6 labor and employment issues that are in flux, according to law firm Littler

6 labor and employment issues that are in flux, according to law firm Littler

The beginning of President Donald Trump’s second presidency has already included “dramatic changes” in labor and employment policy and law — and more are expected, Littler’s Workplace Policy Institute said in its 2025 Labor Day Report, released last week.

“In less than nine months, the new administration has transformed more than six decades of labor and employment policy, and there is no indication that the pace will slow. As key oversight and enforcement agency positions are filled, we anticipate further upheaval,” Shannon Meade, WPI’s executive director, and WPI co-chairs Alex MacDonald and Jim Paretti said in a joint statement. 

Some of the changes benefit employers, but “that is not universal,” the authors said. Changes at the federal level also are being counteracted by “so-called ‘blue states’” passing laws in response that either give employees more workplace protections or try to tip the scale back in favor of workers, Littler said. 

Littler identified the following trends:

Federal “independent” agencies are in question

Days after taking office, Trump fired a number of officials at the U.S. Equal Employment Opportunity Commission and National Labor Relations Board, among other independent agencies. 

Several of those officials have filed lawsuits alleging illegal termination and challenging the president’s authority to remove federal agency leaders. The Trump administration, for its part, has questioned the constitutionality of Humphrey’s Executor v. United States, a 90-year-old U.S. Supreme Court decision that reaffirmed Congress’ power to create independent boards and commissions and denied the president the ability to remove members of those agencies at will. 

Meanwhile, the firings have left both EEOC and NLRB without a quorum, limiting what the agencies are permitted to do. 

Littler recommends employers watch both for the confirmations of agency nominees and for the Supreme Court’s rulings. 

“Ultimately, the Court will have to decide whether these removals were lawful. And if they were, ‘independent’ agencies may be a thing of the past. Instead of exercising independent ‘expertise,’ they may simply track the policy priorities of the incumbent president,” the authors said. 

Union membership drops, but legislators consider worker-friendly laws

While unions hold more organizing efforts and elections, their membership continues to fall, and union density dropped to the lowest levels on record in fiscal year 2024, Littler said. 

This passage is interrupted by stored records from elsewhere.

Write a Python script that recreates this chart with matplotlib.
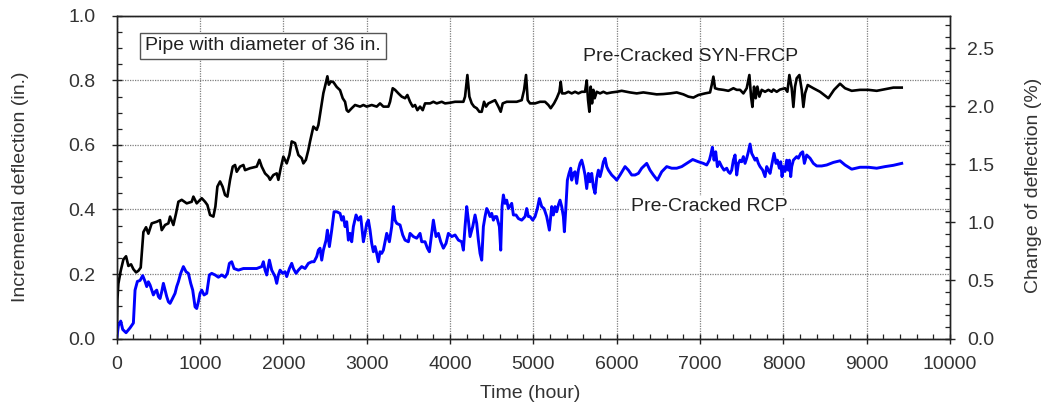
import matplotlib
matplotlib.use("Agg")
import matplotlib.pyplot as plt
from matplotlib.ticker import MultipleLocator, FormatStrFormatter

plt.rcParams['font.family'] = ['Liberation Sans', 'DejaVu Sans']

# ---- data: Pre-Cracked SYN-FRCP (black) ----
syn_t = [0, 8, 20, 48, 80, 112, 140, 172, 200, 232, 260, 288, 320, 352, 380, 420, 480, 520, 540, 580,
         620, 640, 680, 712, 740, 780, 840, 900, 920, 960, 1020, 1060, 1088, 1120, 1160, 1184, 1208, 1240,
         1270, 1300, 1328, 1360, 1392, 1420, 1440, 1480, 1520, 1540, 1600, 1680, 1712, 1740, 1780, 1820,
         1840, 1880, 1920, 1940, 1968, 2000, 2040, 2072, 2100, 2140, 2180, 2220, 2240, 2270, 2300, 2320,
         2360, 2400, 2420, 2448, 2480, 2500, 2528, 2545, 2570, 2600, 2640, 2680, 2712, 2740, 2760, 2780,
         2820, 2860, 2920, 2960, 3000, 3060, 3120, 3160, 3200, 3260, 3280, 3312, 3340, 3380, 3420, 3460,
         3488, 3520, 3552, 3580, 3608, 3640, 3672, 3700, 3760, 3800, 3840, 3900, 3940, 4000, 4060, 4120,
         4160, 4180, 4208, 4232, 4260, 4288, 4320, 4352, 4380, 4408, 4432, 4460, 4500, 4540, 4580, 4608,
         4632, 4680, 4740, 4800, 4860, 4888, 4912, 4932, 4960, 5020, 5080, 5140, 5180, 5208, 5248, 5280,
         5312, 5328, 5344, 5380, 5420, 5460, 5500, 5540, 5580, 5620, 5640, 5656, 5672, 5688, 5704, 5720,
         5736, 5760, 5800, 5840, 5880, 5940, 6000, 6060, 6160, 6240, 6320, 6400, 6480, 6560, 6640, 6720,
         6800, 6860, 6920, 6980, 7060, 7120, 7140, 7160, 7180, 7220, 7280, 7340, 7400, 7440, 7480, 7520,
         7560, 7592, 7612, 7628, 7648, 7668, 7688, 7712, 7740, 7780, 7820, 7860, 7880, 7920, 7960, 8020,
         8048, 8072, 8100, 8120, 8140, 8160, 8192, 8220, 8240, 8260, 8292, 8360, 8440, 8540, 8608, 8680,
         8740, 8820, 8920, 9020, 9120, 9220, 9320, 9420]
syn_v = [0.0, 0.12, 0.17, 0.21, 0.245, 0.255, 0.225, 0.23, 0.215, 0.205, 0.21, 0.22, 0.33, 0.345, 0.325,
         0.357, 0.362, 0.367, 0.336, 0.352, 0.357, 0.378, 0.352, 0.388, 0.424, 0.43, 0.419, 0.424, 0.44,
         0.419, 0.435, 0.424, 0.414, 0.383, 0.378, 0.409, 0.471, 0.487, 0.471, 0.445, 0.44, 0.492, 0.533,
         0.538, 0.517, 0.533, 0.538, 0.522, 0.528, 0.533, 0.554, 0.533, 0.512, 0.502, 0.492, 0.507, 0.512,
         0.492, 0.528, 0.564, 0.543, 0.569, 0.611, 0.606, 0.569, 0.559, 0.543, 0.554, 0.585, 0.611, 0.657,
         0.647, 0.662, 0.709, 0.761, 0.782, 0.813, 0.787, 0.797, 0.795, 0.78, 0.77, 0.745, 0.734, 0.708,
         0.703, 0.714, 0.724, 0.719, 0.724, 0.719, 0.724, 0.719, 0.729, 0.719, 0.719, 0.734, 0.776, 0.771,
         0.76, 0.75, 0.745, 0.755, 0.734, 0.719, 0.724, 0.708, 0.719, 0.708, 0.729, 0.729, 0.734, 0.729,
         0.734, 0.729, 0.731, 0.734, 0.734, 0.734, 0.75, 0.817, 0.75, 0.729, 0.719, 0.714, 0.703, 0.703,
         0.734, 0.719, 0.729, 0.734, 0.739, 0.719, 0.703, 0.729, 0.734, 0.734, 0.734, 0.739, 0.77, 0.817,
         0.739, 0.729, 0.729, 0.734, 0.734, 0.724, 0.714, 0.729, 0.745, 0.765, 0.796, 0.76, 0.76, 0.765,
         0.76, 0.765, 0.76, 0.765, 0.765, 0.8, 0.74, 0.703, 0.781, 0.729, 0.771, 0.745, 0.765, 0.76, 0.765,
         0.76, 0.763, 0.765, 0.768, 0.763, 0.76, 0.763, 0.76, 0.757, 0.758, 0.76, 0.763, 0.757, 0.75, 0.747,
         0.755, 0.76, 0.763, 0.786, 0.812, 0.776, 0.773, 0.771, 0.768, 0.776, 0.771, 0.771, 0.76, 0.776,
         0.817, 0.75, 0.718, 0.781, 0.745, 0.781, 0.75, 0.771, 0.765, 0.771, 0.765, 0.772, 0.765, 0.772,
         0.776, 0.765, 0.817, 0.776, 0.718, 0.781, 0.807, 0.817, 0.771, 0.718, 0.76, 0.786, 0.776, 0.765,
         0.745, 0.771, 0.79, 0.776, 0.768, 0.771, 0.771, 0.768, 0.773, 0.778, 0.778]

# ---- data: Pre-Cracked RCP (blue) ----
rcp_t = [0, 20, 48, 72, 112, 160, 200, 220, 248, 280, 312, 340, 360, 380, 400, 420, 440, 460, 480, 500,
         520, 540, 560, 580, 600, 620, 640, 660, 700, 720, 740, 768, 800, 832, 860, 888, 912, 940, 960, 980,
         1000, 1020, 1048, 1080, 1112, 1140, 1180, 1220, 1260, 1300, 1328, 1352, 1380, 1408, 1460, 1520,
         1600, 1680, 1740, 1760, 1780, 1800, 1832, 1860, 1880, 1900, 1920, 1940, 1960, 1992, 2020, 2040,
         2072, 2100, 2120, 2152, 2180, 2220, 2260, 2300, 2340, 2368, 2400, 2420, 2440, 2460, 2480, 2512,
         2528, 2552, 2580, 2608, 2640, 2680, 2700, 2720, 2740, 2760, 2780, 2800, 2820, 2840, 2872, 2900,
         2928, 2960, 2980, 3000, 3020, 3040, 3060, 3080, 3100, 3120, 3140, 3160, 3180, 3200, 3220, 3240,
         3272, 3300, 3320, 3340, 3360, 3400, 3432, 3460, 3500, 3520, 3560, 3600, 3640, 3660, 3700, 3728,
         3752, 3780, 3800, 3832, 3860, 3888, 3920, 3952, 3980, 4020, 4060, 4100, 4140, 4160, 4180, 4200,
         4220, 4240, 4272, 4300, 4320, 4340, 4360, 4380, 4400, 4420, 4440, 4460, 4480, 4500, 4520, 4540,
         4560, 4592, 4608, 4624, 4640, 4660, 4680, 4700, 4740, 4760, 4792, 4820, 4860, 4900, 4920, 4940,
         4960, 4992, 5020, 5048, 5072, 5100, 5128, 5160, 5192, 5220, 5240, 5260, 5280, 5300, 5320, 5340,
         5360, 5372, 5388, 5408, 5428, 5448, 5460, 5480, 5500, 5520, 5540, 5560, 5580, 5600, 5620, 5640,
         5660, 5680, 5700, 5720, 5740, 5760, 5780, 5800, 5820, 5840, 5860, 5880, 5900, 5940, 5980, 6000,
         6040, 6100, 6140, 6180, 6220, 6260, 6300, 6360, 6400, 6440, 6488, 6540, 6600, 6660, 6720, 6780,
         6840, 6912, 6980, 7040, 7080, 7112, 7128, 7148, 7168, 7188, 7208, 7232, 7260, 7288, 7320, 7340,
         7360, 7380, 7400, 7420, 7440, 7460, 7480, 7500, 7520, 7540, 7560, 7580, 7600, 7620, 7640, 7660,
         7680, 7700, 7720, 7752, 7780, 7800, 7820, 7840, 7860, 7888, 7912, 7928, 7952, 7968, 7984, 8000,
         8020, 8040, 8060, 8072, 8088, 8100, 8120, 8160, 8180, 8208, 8232, 8252, 8280, 8320, 8360, 8400,
         8460, 8520, 8600, 8680, 8740, 8820, 8920, 9020, 9120, 9220, 9320, 9420]
rcp_v = [0.0, 0.04, 0.054, 0.028, 0.018, 0.033, 0.048, 0.15, 0.177, 0.18, 0.195, 0.177, 0.161, 0.176,
         0.166, 0.15, 0.135, 0.145, 0.15, 0.13, 0.124, 0.145, 0.171, 0.15, 0.13, 0.114, 0.109, 0.119, 0.14,
         0.161, 0.176, 0.202, 0.223, 0.207, 0.202, 0.171, 0.15, 0.098, 0.093, 0.114, 0.14, 0.15, 0.135,
         0.14, 0.197, 0.202, 0.197, 0.19, 0.197, 0.19, 0.202, 0.233, 0.238, 0.217, 0.212, 0.217, 0.217,
         0.217, 0.223, 0.238, 0.212, 0.197, 0.243, 0.212, 0.202, 0.192, 0.171, 0.197, 0.212, 0.202, 0.207,
         0.192, 0.217, 0.233, 0.217, 0.202, 0.212, 0.223, 0.217, 0.233, 0.238, 0.238, 0.254, 0.274, 0.28,
         0.243, 0.274, 0.305, 0.336, 0.285, 0.336, 0.393, 0.393, 0.388, 0.367, 0.378, 0.347, 0.362, 0.305,
         0.326, 0.3, 0.347, 0.383, 0.367, 0.378, 0.3, 0.326, 0.357, 0.367, 0.336, 0.295, 0.269, 0.285,
         0.264, 0.238, 0.269, 0.264, 0.274, 0.3, 0.326, 0.3, 0.347, 0.409, 0.367, 0.357, 0.352, 0.321,
         0.305, 0.3, 0.326, 0.316, 0.311, 0.326, 0.3, 0.3, 0.28, 0.269, 0.326, 0.367, 0.316, 0.326, 0.3,
         0.28, 0.295, 0.326, 0.316, 0.321, 0.305, 0.3, 0.274, 0.347, 0.409, 0.367, 0.316, 0.347, 0.383,
         0.357, 0.305, 0.264, 0.243, 0.347, 0.378, 0.403, 0.393, 0.378, 0.388, 0.367, 0.378, 0.378, 0.347,
         0.274, 0.409, 0.445, 0.419, 0.429, 0.403, 0.419, 0.383, 0.383, 0.372, 0.367, 0.378, 0.403, 0.378,
         0.378, 0.367, 0.378, 0.403, 0.434, 0.409, 0.403, 0.378, 0.336, 0.409, 0.383, 0.409, 0.393, 0.414,
         0.429, 0.409, 0.378, 0.331, 0.398, 0.491, 0.512, 0.528, 0.491, 0.512, 0.517, 0.481, 0.522, 0.543,
         0.553, 0.533, 0.507, 0.465, 0.512, 0.486, 0.512, 0.47, 0.45, 0.497, 0.522, 0.502, 0.522, 0.548,
         0.559, 0.533, 0.522, 0.507, 0.497, 0.491, 0.507, 0.533, 0.522, 0.507, 0.507, 0.512, 0.528, 0.543,
         0.522, 0.507, 0.491, 0.517, 0.533, 0.528, 0.528, 0.533, 0.543, 0.555, 0.548, 0.543, 0.538, 0.553,
         0.569, 0.593, 0.553, 0.579, 0.533, 0.548, 0.533, 0.522, 0.528, 0.517, 0.512, 0.522, 0.553, 0.569,
         0.507, 0.543, 0.553, 0.548, 0.564, 0.543, 0.559, 0.579, 0.603, 0.574, 0.564, 0.553, 0.559, 0.543,
         0.533, 0.522, 0.502, 0.533, 0.522, 0.512, 0.538, 0.574, 0.543, 0.553, 0.528, 0.548, 0.502, 0.533,
         0.518, 0.553, 0.522, 0.553, 0.502, 0.533, 0.553, 0.564, 0.559, 0.574, 0.579, 0.543, 0.569, 0.559,
         0.543, 0.535, 0.535, 0.538, 0.546, 0.551, 0.538, 0.525, 0.531, 0.531, 0.528, 0.533, 0.537, 0.543]

pipe_diameter = 36.0  # in.
x_ticks = [0, 1000, 2000, 3000, 4000, 5000, 6000, 7000, 8000, 9000, 10000]
y_ticks = [0.0, 0.2, 0.4, 0.6, 0.8, 1.0]
y2_ticks = [0.0, 0.5, 1.0, 1.5, 2.0, 2.5]

FS = 14
TXT = '#333333'

fig = plt.figure(figsize=(10.44, 4.07), dpi=100)
ax = fig.add_axes([0.1118, 0.1683, 0.7982, 0.7924])

ax.plot(syn_t, syn_v, color='black', lw=1.9, zorder=3)
ax.plot(rcp_t, rcp_v, color='#0000FF', lw=2.1, zorder=3)

ax.set_xlim(0, 10000)
ax.set_ylim(0, 1.0)
ax.set_xticks(x_ticks)
ax.set_yticks(y_ticks)
ax.xaxis.set_minor_locator(MultipleLocator(200))
ax.yaxis.set_minor_locator(MultipleLocator(0.05))
ax.yaxis.set_major_formatter(FormatStrFormatter('%.1f'))
ax.grid(True, which='major', linestyle=(0, (1, 1)), color='#7f7f7f', linewidth=0.9)
ax.set_axisbelow(True)

ax.tick_params(which='major', direction='inout', length=7, width=1.0, labelsize=FS, colors='#222222',
               labelcolor=TXT)
ax.tick_params(which='minor', direction='in', length=3.5, width=0.9, colors='#222222')
ax.tick_params(axis='x', top=False, which='both')
ax.tick_params(axis='x', which='major', pad=9)
ax.tick_params(axis='y', which='major', pad=12)

for s in ax.spines.values():
    s.set_linewidth(1.0)
    s.set_color('#222222')

ax.set_xlabel('Time (hour)', fontsize=FS, color=TXT)
ax.xaxis.set_label_coords(0.496, -0.169)
ax.xaxis.label.set_va('center')
ax.set_ylabel('Incremental deflection (in.)', fontsize=FS, color=TXT)
ax.yaxis.set_label_coords(-0.115, 0.47)
ax.yaxis.label.set_va('center')

ax2 = ax.twinx()
ax2.set_ylim(0, 1.0 / pipe_diameter * 100)
ax2.set_yticks(y2_ticks)
ax2.yaxis.set_minor_locator(MultipleLocator(0.1))
ax2.yaxis.set_major_formatter(FormatStrFormatter('%.1f'))
ax2.tick_params(which='major', direction='inout', length=7, width=1.0, labelsize=FS, colors='#222222',
                labelcolor=TXT, pad=9)
ax2.tick_params(which='minor', direction='in', length=3.5, width=0.9, colors='#222222')
ax2.set_ylabel('Change of deflection (%)', fontsize=FS, color=TXT)
ax2.yaxis.set_label_coords(1.100, 0.476)
ax2.yaxis.label.set_va('center')
for s in ax2.spines.values():
    s.set_linewidth(1.0)
    s.set_color('#222222')

ax.text(0.034, 0.907, 'Pipe with diameter of 36 in.', transform=ax.transAxes, fontsize=FS,
        color='#222222', va='center', ha='left', zorder=5,
        bbox=dict(boxstyle='square,pad=0.25', facecolor='white', edgecolor='#555555', linewidth=1.0))
ax.text(5596, 0.873, 'Pre-Cracked SYN-FRCP', fontsize=FS, color='#222222', va='center', ha='left', zorder=5)
ax.text(6172, 0.408, 'Pre-Cracked RCP', fontsize=FS, color='#222222', va='center', ha='left', zorder=5,
        bbox=dict(boxstyle='square,pad=0.1', facecolor='white', edgecolor='none'))

fig.savefig('out.png', dpi=100)
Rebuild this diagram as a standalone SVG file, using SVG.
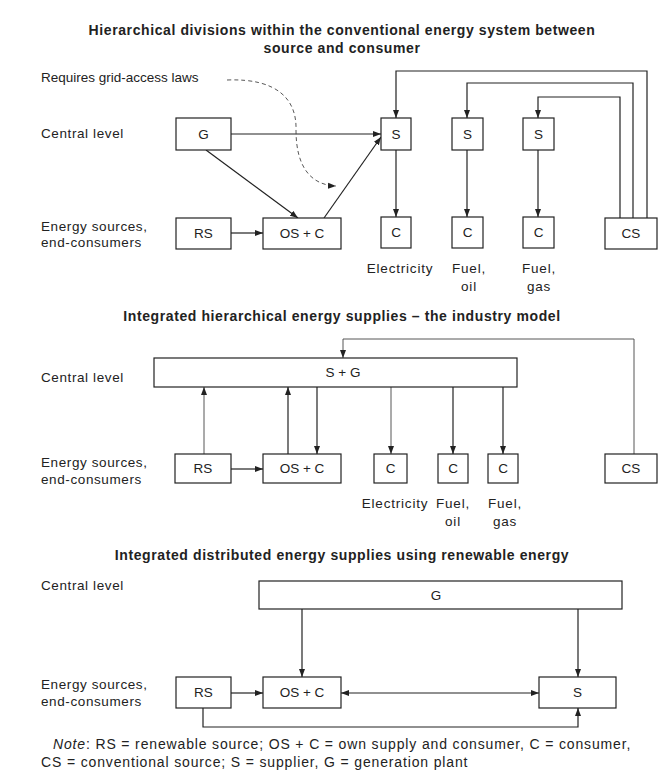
<svg xmlns="http://www.w3.org/2000/svg" width="658" height="780" viewBox="0 0 658 780">
<style>
text{font-family:"Liberation Sans",Arial,sans-serif;fill:#222;}
.t{font-size:14px;font-weight:bold;text-anchor:middle;letter-spacing:0.6px;}
.l{font-size:13.5px;letter-spacing:0.6px;}
.c{font-size:13.5px;text-anchor:middle;}
.w{letter-spacing:0.8px;}
.n{font-size:14px;letter-spacing:0.85px;}
rect{fill:#fff;stroke:#222;stroke-width:1.2;}
.cn path{fill:none;stroke:#222;stroke-width:1.2;}
.cn .thin{stroke-width:0.9;stroke:#444;}
</style>
<defs>
<marker id="a" markerUnits="userSpaceOnUse" markerWidth="9" markerHeight="7" refX="8" refY="3.5" orient="auto-start-reverse"><path d="M0,0.5 L8,3.5 L0,6.5 z" fill="#222"/></marker>
</defs>
<rect x="0" y="0" width="658" height="780" style="fill:#fff;stroke:none"/>
<g id="titles">
<text class="t" x="342" y="35">Hierarchical divisions within the conventional energy system between</text>
<text class="t" x="342" y="53">source and consumer</text>
<text class="t" x="342" y="321">Integrated hierarchical energy supplies – the industry model</text>
<text class="t" x="342" y="560">Integrated distributed energy supplies using renewable energy</text>
</g>
<g id="levels">
<text class="l" x="41" y="82" style="letter-spacing:0">Requires grid-access laws</text>
<text class="l" x="41" y="138">Central level</text>
<text class="l" x="41" y="231">Energy sources,</text>
<text class="l" x="41" y="247">end-consumers</text>
<text class="l" x="41" y="382">Central level</text>
<text class="l" x="41" y="467">Energy sources,</text>
<text class="l" x="41" y="484">end-consumers</text>
<text class="l" x="41" y="590">Central level</text>
<text class="l" x="41" y="689">Energy sources,</text>
<text class="l" x="41" y="706">end-consumers</text>
</g>
<g class="cn" id="connectors">
<path d="M231 134 H381" marker-end="url(#a)"/>
<path d="M206 150 L298 218" marker-end="url(#a)"/>
<path d="M324 218 L381 137" marker-end="url(#a)"/>
<path d="M231 233 H263" marker-end="url(#a)"/>
<path d="M396 150 V217" marker-end="url(#a)"/>
<path d="M467 150 V217" marker-end="url(#a)"/>
<path d="M538 150 V217" marker-end="url(#a)"/>
<path d="M647 218 V71 H396 V118" marker-end="url(#a)"/>
<path d="M633 218 V83 H467 V118" marker-end="url(#a)"/>
<path d="M620 218 V97 H538 V118" marker-end="url(#a)"/>
<path d="M227 80 C 278 78, 297 100, 296 130 C 296 166, 310 185, 336 186" stroke-dasharray="4,3" class="thin" marker-end="url(#a)"/>
<path class="thin" d="M634 454 V339 H343 V358" marker-end="url(#a)"/>
<path class="thin" d="M204 454 V387" marker-end="url(#a)"/>
<path d="M288 454 V387" marker-end="url(#a)"/>
<path d="M317 387 V454" marker-end="url(#a)"/>
<path class="thin" d="M391 387 V454" marker-end="url(#a)"/>
<path d="M453 387 V454" marker-end="url(#a)"/>
<path d="M503 387 V454" marker-end="url(#a)"/>
<path d="M231 469 H263" marker-end="url(#a)"/>
<path d="M302 609 V677" marker-end="url(#a)"/>
<path d="M578 609 V677" marker-end="url(#a)"/>
<path d="M231 693 H263" marker-end="url(#a)"/>
<path d="M341 693 H539" marker-start="url(#a)" marker-end="url(#a)"/>
<path d="M203 708 V727 H578 V708" marker-end="url(#a)"/>
</g>
<g id="top-G"><rect x="176" y="118" width="55" height="32"/><text class="c" x="203.5" y="139">G</text></g>
<g id="top-S1"><rect x="381" y="118" width="30" height="32"/><text class="c" x="396" y="139">S</text></g>
<g id="top-S2"><rect x="452" y="118" width="31" height="32"/><text class="c" x="467.5" y="139">S</text></g>
<g id="top-S3"><rect x="523" y="118" width="31" height="32"/><text class="c" x="538.5" y="139">S</text></g>
<g id="top-RS"><rect x="176" y="218" width="55" height="31"/><text class="c" x="203.5" y="238">RS</text></g>
<g id="top-OSC"><rect x="263" y="218" width="78" height="31"/><text class="c" x="302" y="238">OS + C</text></g>
<g id="top-C1"><rect x="381" y="217" width="30" height="31"/><text class="c" x="396" y="237">C</text></g>
<g id="top-C2"><rect x="452" y="217" width="31" height="31"/><text class="c" x="467.5" y="237">C</text></g>
<g id="top-C3"><rect x="523" y="217" width="31" height="31"/><text class="c" x="538.5" y="237">C</text></g>
<g id="top-CS"><rect x="605" y="218" width="52" height="31"/><text class="c" x="631" y="238">CS</text></g>
<g id="top-labels">
<text class="c w" x="400" y="273">Electricity</text>
<text class="c w" x="469" y="273">Fuel,</text>
<text class="c w" x="469" y="291">oil</text>
<text class="c w" x="539" y="273">Fuel,</text>
<text class="c w" x="539" y="291">gas</text>
</g>
<g id="mid-SG"><rect x="154" y="358" width="363" height="29"/><text class="c" x="343" y="377">S + G</text></g>
<g id="mid-RS"><rect x="175" y="454" width="56" height="29"/><text class="c" x="203" y="473">RS</text></g>
<g id="mid-OSC"><rect x="263" y="454" width="78" height="29"/><text class="c" x="302" y="473">OS + C</text></g>
<g id="mid-C1"><rect x="374" y="454" width="33" height="29"/><text class="c" x="390.5" y="473">C</text></g>
<g id="mid-C2"><rect x="438" y="454" width="30" height="29"/><text class="c" x="453" y="473">C</text></g>
<g id="mid-C3"><rect x="488" y="454" width="30" height="29"/><text class="c" x="503" y="473">C</text></g>
<g id="mid-CS"><rect x="605" y="454" width="52" height="29"/><text class="c" x="631" y="473">CS</text></g>
<g id="mid-labels">
<text class="c w" x="395" y="508">Electricity</text>
<text class="c w" x="453" y="508">Fuel,</text>
<text class="c w" x="453" y="526">oil</text>
<text class="c w" x="505" y="508">Fuel,</text>
<text class="c w" x="505" y="526">gas</text>
</g>
<g id="bot-G"><rect x="259" y="581" width="363" height="28"/><text class="c" x="436" y="600">G</text></g>
<g id="bot-RS"><rect x="176" y="677" width="55" height="31"/><text class="c" x="203.5" y="697">RS</text></g>
<g id="bot-OSC"><rect x="263" y="677" width="78" height="31"/><text class="c" x="302" y="697">OS + C</text></g>
<g id="bot-S"><rect x="539" y="677" width="77" height="31"/><text class="c" x="577.5" y="697">S</text></g>
<g id="note">
<text class="n" x="53" y="749"><tspan font-style="italic">Note</tspan>: RS = renewable source; OS + C = own supply and consumer, C = consumer,</text>
<text class="n" x="41" y="767">CS = conventional source; S = supplier, G = generation plant</text>
</g>
</svg>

At the same time, more states have passed laws to ban or restrict employer-sponsored meetings, known as “captive audience” meetings, the report said. So far, 13 states have passed legislation, including most recently Rhode Island. 

The authors warned that these laws “restrict employers’ ability to share their views and express themselves freely in the workplace” and “also place them at a significant disadvantage when facing a rapidly developing unionization campaign.”

At the federal level, lawmakers are considering the Faster Labor Contracts Act, which was proposed in the spring to speed up labor-management negotiations, Littler said.

“The bill is mostly supported by Democrats and is strongly opposed by the business community, not only because it speeds up the process of collective bargaining, but because the bill would for the first time allow outsiders to compel employers to agree to specific bargaining agreements,” the authors said. 

Trump administration pushes to eliminate diversity, equity and inclusion programs

Trump has targeted DEI programs and has instructed “federal agencies throughout the government to focus their efforts on eliminating DEI programs as aggressively as possible,” Littler said.

“How these efforts fare in the courts, how aggressively the administration continues to press the issue, and what various federal government agencies do to advance this agenda — and what states do in response — all remain to be seen,” the report said.